___ DATA SHOWN ___
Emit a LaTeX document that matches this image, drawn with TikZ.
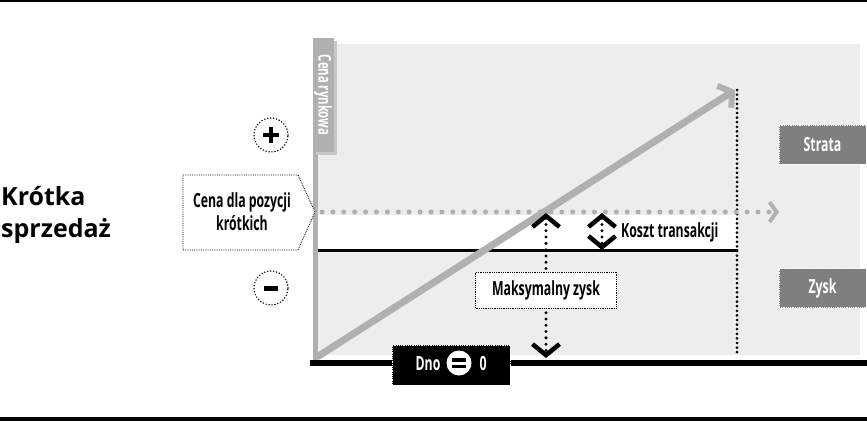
\documentclass[tikz,border=0pt]{standalone}
\usepackage{fontspec}
\setmainfont{Open Sans}
\newfontfamily\cond[FakeStretch=0.63]{Open Sans}
\usetikzlibrary{arrows.meta}
\definecolor{panel}{HTML}{EDEDED}
\definecolor{axisgrey}{HTML}{B0B0B0}
\definecolor{boxgrey}{HTML}{7F7F7F}
\begin{document}
\begin{tikzpicture}[x=1pt,y=-1pt,
  condtxt/.style={font=\cond\bfseries\fontsize{19.5}{21}\selectfont, inner sep=0pt},
  blkdots/.style={line width=3.3pt, line cap=round, dash pattern=on 0pt off 6.3pt},
  bothchev/.style={{Straight Barb[length=11pt,width=27pt,line width=4.5pt]}-{Straight Barb[length=11pt,width=27pt,line width=4.5pt]}},
  legend/.style={fill=boxgrey, draw=white, densely dotted, line width=0.8pt, minimum width=87pt, minimum height=39pt, text=white, font=\cond\bfseries\fontsize{19.5}{21}\selectfont},
  signc/.style={circle, draw, line width=1.6pt, dash pattern=on 0pt off 3pt, line cap=round, minimum size=34pt, inner sep=0pt}
]
\useasboundingbox (0,0) rectangle (867,421);
\fill[white] (0,0) rectangle (867,421);
% frame lines
\coordinate (tl) at (0,1); \coordinate (tr) at (867,1);
\coordinate (bl) at (0,419); \coordinate (br) at (867,419);
\draw[line width=2pt] (tl) -- (tr);
\draw[line width=4pt] (bl) -- (br);
% panel
\fill[panel] (318,44) rectangle (860,355);
\fill[white] (318,215) rectangle (737,249);
% vertical axis
\fill[axisgrey] (312.5,150) rectangle (318,362);
% axis label with shadow
\fill[black!22] (316,41) rectangle (337,155);
\node[fill=axisgrey, rotate=-90, minimum width=114pt, minimum height=21pt, inner sep=0pt, text=white, font=\cond\bfseries\fontsize{18}{20}\selectfont] (lbl) at (323,95) {Cena rynkowa};
% baseline
\coordinate (ax0) at (310,362.5); \coordinate (ax1) at (867,362.5);
\draw[line width=6pt] (ax0) -- (ax1);
% black cost line
\coordinate (c0) at (318,250); \coordinate (c1) at (738,250);
\draw[line width=3pt] (c0) -- (c1);
% vertical dotted limit
\coordinate (v0) at (737,90); \coordinate (v1) at (737,356);
\draw[line width=3pt, line cap=round, dash pattern=on 0pt off 4.6pt] (v0) -- (v1);
% grey price dotted arrow
\coordinate (d0) at (322,212); \coordinate (d1) at (779,212);
\draw[axisgrey, line width=5pt, line cap=round, dash pattern=on 0pt off 10.9pt, -{Straight Barb[length=7pt,width=20pt,line width=4pt]}] (d0) -- (d1);
% grey rising arrow
\coordinate (g0) at (317,357); \coordinate (g1) at (735,90);
\draw[axisgrey, line width=7pt, -{Straight Barb[length=9pt,width=26pt,line width=6pt]}] (g0) -- (g1);
% max profit arrow
\coordinate (m0) at (546,213); \coordinate (m1) at (546,358);
\draw[blkdots, bothchev] (m0) -- (m1);
\node[fill=white, draw, densely dotted, line width=0.8pt, minimum width=141pt, minimum height=36pt, condtxt] (maks) at (546,290) {Maksymalny zysk};
% transaction cost arrow
\coordinate (k0) at (602,213) ; \coordinate (k1) at (602,250);
\draw[blkdots, bothchev] (k0) -- (k1);
\node[condtxt, anchor=west] (koszt) at (621,232) {Koszt transakcji};
% legends
\node[legend] (strata) at (822.5,144.5) {Strata};
\node[legend] (zysk) at (822.5,288) {Zysk};
% sign circles
\node[signc] (plus) at (271,135) {};
\fill (plus.center) ++(-8,-2.2) rectangle ++(16,4.4);
\fill (plus.center) ++(-2.2,-8) rectangle ++(4.4,16);
\node[signc] (minus) at (271,288) {};
\fill (minus.center) ++(-7,-2.5) rectangle ++(14,5);
% price for short position box
\coordinate (p1) at (183,175); \coordinate (p2) at (298,175); \coordinate (p3) at (315,212);
\coordinate (p4) at (298,250); \coordinate (p5) at (183,250);
\draw[densely dotted, line width=0.8pt, fill=white] (p1) -- (p2) -- (p3) -- (p4) -- (p5) -- cycle;
\node[condtxt, align=center, font=\cond\bfseries\fontsize{19.5}{23}\selectfont] (cena) at (242,212) {Cena dla pozycji\\krótkich};
% Dno box
\node[fill=black, draw=white, densely dotted, line width=0.8pt, minimum width=118pt, minimum height=40pt] (dno) at (451,365) {};
\node[condtxt, text=white] (dnot) at (428,364) {Dno};
\node[circle, fill=white, minimum size=25pt, inner sep=0pt] (eq) at (459,363) {};
\fill (eq.center) ++(-7,-5) rectangle ++(14,3.5);
\fill (eq.center) ++(-7,1.5) rectangle ++(14,3.5);
\node[condtxt, text=white] (zero) at (483,364) {0};
% title
\node[anchor=base west, inner sep=0pt, font=\fontsize{25}{25}\selectfont\bfseries] (t1) at (1,205) {Krótka};
\node[anchor=base west, inner sep=0pt, font=\fontsize{25}{25}\selectfont\bfseries] (t2) at (1,237) {sprzedaż};
\end{tikzpicture}
\end{document}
___
WHAT IS ASKED
Print the whole listing above once more, word for word, without its pictures.

RESULT OF THIS TASK
Emit a LaTeX document that matches this image, drawn with TikZ.
\documentclass[tikz,border=0pt]{standalone}
\usepackage{fontspec}
\setmainfont{Open Sans}
\newfontfamily\cond[FakeStretch=0.63]{Open Sans}
\usetikzlibrary{arrows.meta}
\definecolor{panel}{HTML}{EDEDED}
\definecolor{axisgrey}{HTML}{B0B0B0}
\definecolor{boxgrey}{HTML}{7F7F7F}
\begin{document}
\begin{tikzpicture}[x=1pt,y=-1pt,
  condtxt/.style={font=\cond\bfseries\fontsize{19.5}{21}\selectfont, inner sep=0pt},
  blkdots/.style={line width=3.3pt, line cap=round, dash pattern=on 0pt off 6.3pt},
  bothchev/.style={{Straight Barb[length=11pt,width=27pt,line width=4.5pt]}-{Straight Barb[length=11pt,width=27pt,line width=4.5pt]}},
  legend/.style={fill=boxgrey, draw=white, densely dotted, line width=0.8pt, minimum width=87pt, minimum height=39pt, text=white, font=\cond\bfseries\fontsize{19.5}{21}\selectfont},
  signc/.style={circle, draw, line width=1.6pt, dash pattern=on 0pt off 3pt, line cap=round, minimum size=34pt, inner sep=0pt}
]
\useasboundingbox (0,0) rectangle (867,421);
\fill[white] (0,0) rectangle (867,421);
% frame lines
\coordinate (tl) at (0,1); \coordinate (tr) at (867,1);
\coordinate (bl) at (0,419); \coordinate (br) at (867,419);
\draw[line width=2pt] (tl) -- (tr);
\draw[line width=4pt] (bl) -- (br);
% panel
\fill[panel] (318,44) rectangle (860,355);
\fill[white] (318,215) rectangle (737,249);
% vertical axis
\fill[axisgrey] (312.5,150) rectangle (318,362);
% axis label with shadow
\fill[black!22] (316,41) rectangle (337,155);
\node[fill=axisgrey, rotate=-90, minimum width=114pt, minimum height=21pt, inner sep=0pt, text=white, font=\cond\bfseries\fontsize{18}{20}\selectfont] (lbl) at (323,95) {Cena rynkowa};
% baseline
\coordinate (ax0) at (310,362.5); \coordinate (ax1) at (867,362.5);
\draw[line width=6pt] (ax0) -- (ax1);
% black cost line
\coordinate (c0) at (318,250); \coordinate (c1) at (738,250);
\draw[line width=3pt] (c0) -- (c1);
% vertical dotted limit
\coordinate (v0) at (737,90); \coordinate (v1) at (737,356);
\draw[line width=3pt, line cap=round, dash pattern=on 0pt off 4.6pt] (v0) -- (v1);
% grey price dotted arrow
\coordinate (d0) at (322,212); \coordinate (d1) at (779,212);
\draw[axisgrey, line width=5pt, line cap=round, dash pattern=on 0pt off 10.9pt, -{Straight Barb[length=7pt,width=20pt,line width=4pt]}] (d0) -- (d1);
% grey rising arrow
\coordinate (g0) at (317,357); \coordinate (g1) at (735,90);
\draw[axisgrey, line width=7pt, -{Straight Barb[length=9pt,width=26pt,line width=6pt]}] (g0) -- (g1);
% max profit arrow
\coordinate (m0) at (546,213); \coordinate (m1) at (546,358);
\draw[blkdots, bothchev] (m0) -- (m1);
\node[fill=white, draw, densely dotted, line width=0.8pt, minimum width=141pt, minimum height=36pt, condtxt] (maks) at (546,290) {Maksymalny zysk};
% transaction cost arrow
\coordinate (k0) at (602,213) ; \coordinate (k1) at (602,250);
\draw[blkdots, bothchev] (k0) -- (k1);
\node[condtxt, anchor=west] (koszt) at (621,232) {Koszt transakcji};
% legends
\node[legend] (strata) at (822.5,144.5) {Strata};
\node[legend] (zysk) at (822.5,288) {Zysk};
% sign circles
\node[signc] (plus) at (271,135) {};
\fill (plus.center) ++(-8,-2.2) rectangle ++(16,4.4);
\fill (plus.center) ++(-2.2,-8) rectangle ++(4.4,16);
\node[signc] (minus) at (271,288) {};
\fill (minus.center) ++(-7,-2.5) rectangle ++(14,5);
% price for short position box
\coordinate (p1) at (183,175); \coordinate (p2) at (298,175); \coordinate (p3) at (315,212);
\coordinate (p4) at (298,250); \coordinate (p5) at (183,250);
\draw[densely dotted, line width=0.8pt, fill=white] (p1) -- (p2) -- (p3) -- (p4) -- (p5) -- cycle;
\node[condtxt, align=center, font=\cond\bfseries\fontsize{19.5}{23}\selectfont] (cena) at (242,212) {Cena dla pozycji\\krótkich};
% Dno box
\node[fill=black, draw=white, densely dotted, line width=0.8pt, minimum width=118pt, minimum height=40pt] (dno) at (451,365) {};
\node[condtxt, text=white] (dnot) at (428,364) {Dno};
\node[circle, fill=white, minimum size=25pt, inner sep=0pt] (eq) at (459,363) {};
\fill (eq.center) ++(-7,-5) rectangle ++(14,3.5);
\fill (eq.center) ++(-7,1.5) rectangle ++(14,3.5);
\node[condtxt, text=white] (zero) at (483,364) {0};
% title
\node[anchor=base west, inner sep=0pt, font=\fontsize{25}{25}\selectfont\bfseries] (t1) at (1,205) {Krótka};
\node[anchor=base west, inner sep=0pt, font=\fontsize{25}{25}\selectfont\bfseries] (t2) at (1,237) {sprzedaż};
\end{tikzpicture}
\end{document}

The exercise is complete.